This week's tip is from Gerhard Svolba and his book Data Quality for Analytics Using SAS. Gerhard is a product manager and pre-sales consultant at SAS in Austria, where he specializes in analytics and customer intelligence. Visit his author page to learn more about him and his work.
The following excerpt is from SAS Press author Gerhard Svolba and his book "Data Quality for Analytics Using SAS". Copyright © 2012, SAS Institute Inc., Cary, North Carolina, USA. ALL RIGHTS RESERVED. (please note that results may vary depending on your version of SAS software)
Outlier detection with ARIMA(X) models
The detection of outliers is a very important topic in time series analysis. ARIMA(X) models can be used to filter the effect of detected outliers. The process, in this case, is as follows:
- An initial time series model is fit based on the available data.

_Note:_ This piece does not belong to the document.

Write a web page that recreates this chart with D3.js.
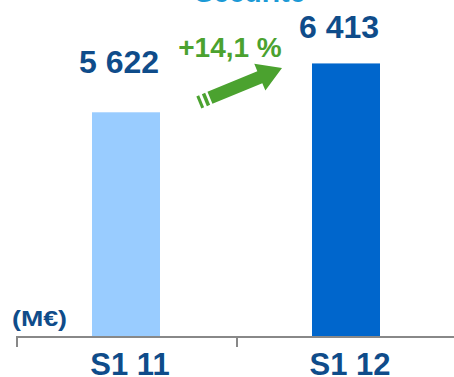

- Those observations that are considered as outliers based on their deviations from the predicted values are flagged.
- A new model is fit that also includes the dummy variables for the detected outliers.
- Based on the new model, new observations might be considered as outliers, and the process repeats itself.
Output 13.2 shows the model’s resulting graph in SAS Forecast Studio. Here, the historic observations are shown as circles and the forecast is shown as a solid line. It appears that some observations have unusually high values.
The ARIMAX model that has been built for these data with the detect outlier option identifies the observations in February 2007 and October 2008 as outliers.
The graph annotates the observations that are considered as outliers. It can be seen that the value in January 2007 (in the upper left next to the outlier in February 2007) is not flagged as an outlier, although the value is larger. In January, values are higher in general so such a value is not seen as out of range, while in February the expected values are usually much lower.
Similar to the predictive model that was shown in the previous section, analytic models here allow you to make a more intelligent judgment about the outlier status of data values.